> The problem
Write out all lines holding the word "that".

> Rows
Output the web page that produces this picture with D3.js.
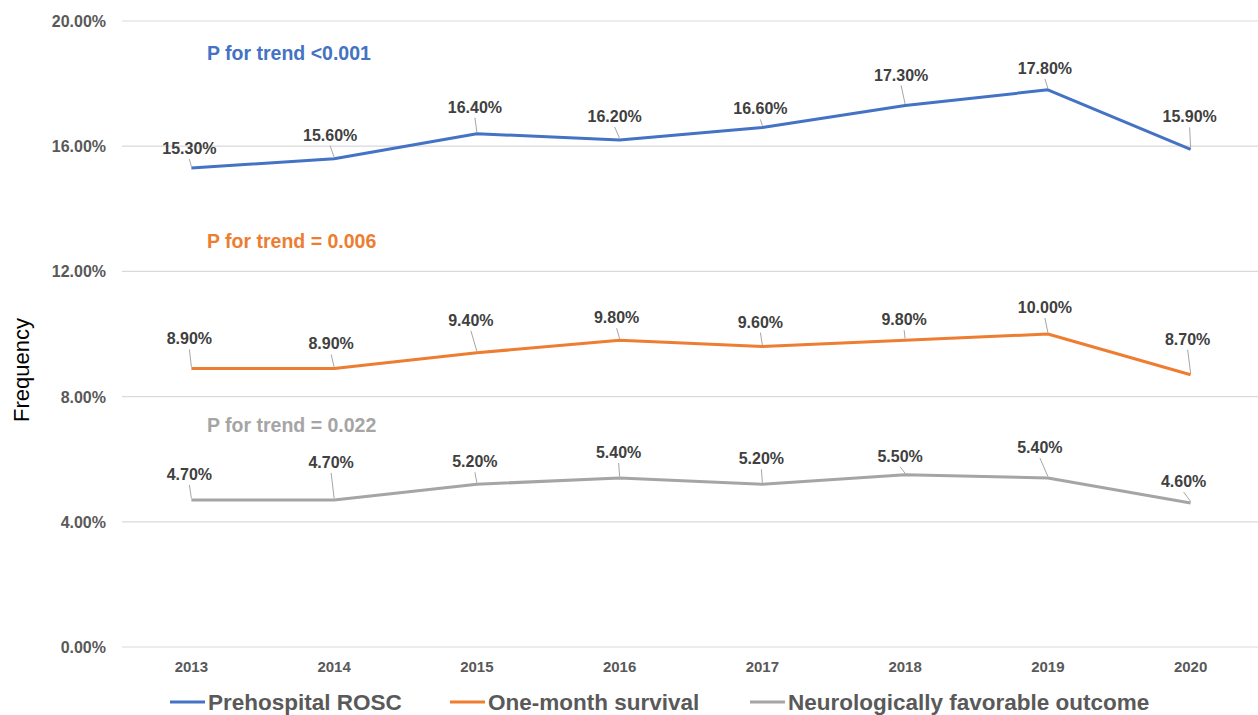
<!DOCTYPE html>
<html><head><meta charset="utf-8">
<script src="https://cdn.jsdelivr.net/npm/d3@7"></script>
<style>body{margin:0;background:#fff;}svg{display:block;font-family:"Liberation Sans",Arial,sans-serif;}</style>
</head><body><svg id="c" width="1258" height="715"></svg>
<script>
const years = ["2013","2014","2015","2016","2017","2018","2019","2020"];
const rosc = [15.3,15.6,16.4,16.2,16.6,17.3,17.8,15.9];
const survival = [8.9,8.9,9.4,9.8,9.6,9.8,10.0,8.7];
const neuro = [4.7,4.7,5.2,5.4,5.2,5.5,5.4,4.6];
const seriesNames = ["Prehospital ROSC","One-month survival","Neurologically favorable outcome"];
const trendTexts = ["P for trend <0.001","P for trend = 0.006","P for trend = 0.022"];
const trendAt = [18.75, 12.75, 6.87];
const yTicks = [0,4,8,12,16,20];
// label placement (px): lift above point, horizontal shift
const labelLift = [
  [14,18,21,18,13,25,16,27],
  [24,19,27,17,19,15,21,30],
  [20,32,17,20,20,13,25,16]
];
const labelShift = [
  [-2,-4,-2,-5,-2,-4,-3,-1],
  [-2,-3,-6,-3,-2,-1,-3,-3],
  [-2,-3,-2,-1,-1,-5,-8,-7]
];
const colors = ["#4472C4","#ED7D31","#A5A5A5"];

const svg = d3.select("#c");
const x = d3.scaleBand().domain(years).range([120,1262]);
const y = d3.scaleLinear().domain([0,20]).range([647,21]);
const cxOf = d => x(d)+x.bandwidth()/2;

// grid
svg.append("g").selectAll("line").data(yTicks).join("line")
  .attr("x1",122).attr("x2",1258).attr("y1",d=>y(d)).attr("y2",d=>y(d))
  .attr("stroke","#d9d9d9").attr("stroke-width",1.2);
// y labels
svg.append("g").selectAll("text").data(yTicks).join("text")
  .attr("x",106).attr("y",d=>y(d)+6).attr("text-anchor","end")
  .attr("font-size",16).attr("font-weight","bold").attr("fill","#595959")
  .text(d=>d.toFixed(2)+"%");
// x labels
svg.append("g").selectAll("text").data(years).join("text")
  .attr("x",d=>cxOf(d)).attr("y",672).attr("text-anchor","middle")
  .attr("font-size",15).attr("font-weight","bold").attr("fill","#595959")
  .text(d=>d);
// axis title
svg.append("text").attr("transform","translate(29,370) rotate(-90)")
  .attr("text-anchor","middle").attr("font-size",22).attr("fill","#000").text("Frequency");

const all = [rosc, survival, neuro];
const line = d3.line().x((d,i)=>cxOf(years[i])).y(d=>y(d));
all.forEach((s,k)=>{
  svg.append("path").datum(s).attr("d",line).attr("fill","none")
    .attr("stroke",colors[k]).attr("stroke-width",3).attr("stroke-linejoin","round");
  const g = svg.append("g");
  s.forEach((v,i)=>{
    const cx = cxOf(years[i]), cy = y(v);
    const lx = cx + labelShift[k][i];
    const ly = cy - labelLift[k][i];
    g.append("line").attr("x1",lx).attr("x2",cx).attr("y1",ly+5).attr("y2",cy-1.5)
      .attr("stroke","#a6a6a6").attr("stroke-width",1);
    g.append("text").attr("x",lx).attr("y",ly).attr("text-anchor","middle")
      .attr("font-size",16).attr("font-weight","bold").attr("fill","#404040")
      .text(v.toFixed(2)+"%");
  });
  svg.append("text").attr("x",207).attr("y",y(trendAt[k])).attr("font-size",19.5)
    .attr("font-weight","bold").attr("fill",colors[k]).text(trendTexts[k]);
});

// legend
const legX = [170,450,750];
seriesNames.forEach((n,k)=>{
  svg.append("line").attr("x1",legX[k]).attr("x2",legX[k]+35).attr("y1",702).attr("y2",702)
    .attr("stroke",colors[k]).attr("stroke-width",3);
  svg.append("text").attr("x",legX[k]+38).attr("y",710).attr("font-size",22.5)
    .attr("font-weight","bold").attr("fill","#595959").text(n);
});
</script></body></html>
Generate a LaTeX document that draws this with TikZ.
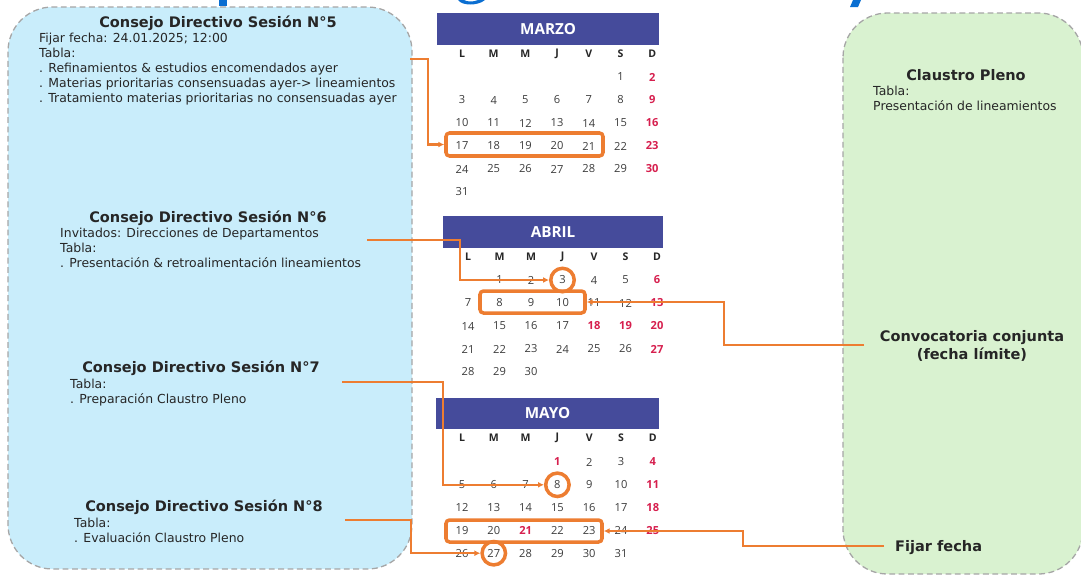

> Solution to this task
Output the web page that produces this picture with D3.js.
Generate a LaTeX document that draws this with TikZ.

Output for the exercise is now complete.